The Holy Father points to three types of destitution which we have to address – material, moral and spiritual. Through her work for human rights and human dignity the Church endeavours to remove material poverty from our society by placing before all the challenge of justice, equality, simplicity and sharing. More than this however the Church is concerned about moral destitution which consists in slavery to vice and sin e.g. alcohol, drugs, gambling, pornography etc., but the most serious destitution of all is the spiritual one which we experience when we turn away from God and reject his love. The real antidote to spiritual destitution is the Gospel of our Lord Jesus Christ of which we are called to be witnesses. Through penance and self-denial we bear witness to the merciful love of God in Jesus Christ who became poor and enriched us by his poverty. We also have to ask ourselves what we can give up in order to help and enrich others by our own poverty; and real poverty costs; it hurts.

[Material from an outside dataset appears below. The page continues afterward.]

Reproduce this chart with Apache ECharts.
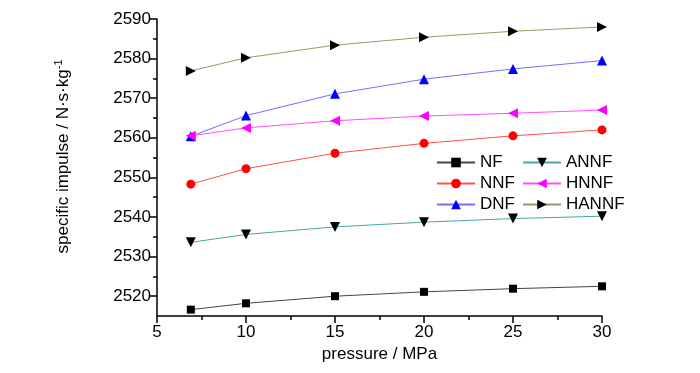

I would like to end with the final words and the prayer of the Holy Father in this 2014 Lenten message:

“May the Holy Spirit, through whom we are ‘as poor, yet making many rich; as having nothing, and yet possessing everything’ (2Cor 6:10), sustain us in our resolutions and increase our concern and responsibility for human destitution, so that we can become merciful and act with mercy. In expressing this hope, I likewise pray that each individual member of the faithful and every Church community will undertake a fruitful Lenten journey. I ask all of you to pray for me. May the Lord bless you and Our Lady keep you safe”.